Now move to the next email in your inbox, and then the one after that, and the one after that. Do not skip emails and do not allow yourself to do nothing with your emails. By the time you are finished, you should have 0 emails in your inbox.
My plan is check in at the beginning and end of the work day and spend that time to read and respond to emails for a concentrated 30 minutes. The rest of the day, my inbox will be closed and I’ll set an auto response to let people know that they’ll have to wait a little while longer for a response.
TURN OFF NOTIFICATIONS! “If you’re interrupted, even if you handle it in one minute, it takes another four minutes to get back to what you were doing before,” she explains. “It’s death by a thousand paper cuts. If you can reduce 15 interruptions a day, you’ll find yourself with at least an hour more of productivity. If you do this for a week, that’s five more hours of uninterrupted working time.”
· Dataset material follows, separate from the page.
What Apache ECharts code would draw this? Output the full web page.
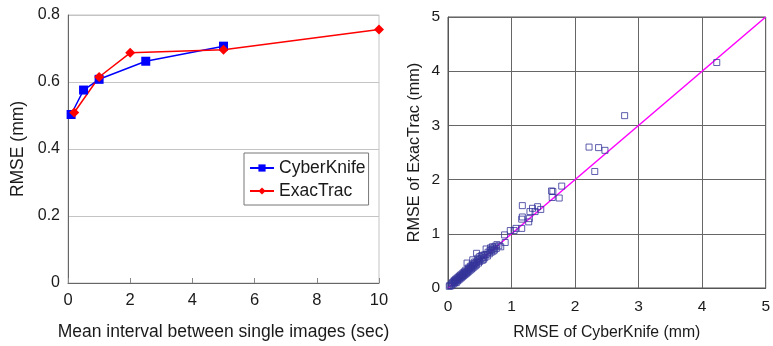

LIMIT CHECK-INS! For maximum productivity, she suggests, limit your checks to just three times a day: first thing in the morning, after lunch, and near the end of the day. If that seems completely unreasonable, add in a mid-morning and mid-afternoon email fix. “Anything but the direst emergency—which shouldn’t be conveyed in email anyway—can wait 90 minutes or more,”
DON’T CHECK IF YOU WON’T REPLY: If you can’t give your email the appropriate attention, don’t bother checking it. “Check your email only when you have time to respond, not just react,” Egan advises. “Why would you check your email five minutes before you go to sleep? If someone sends a scathing note, you’ll stew about it all night, and there’s nothing you’ll be able to do about it.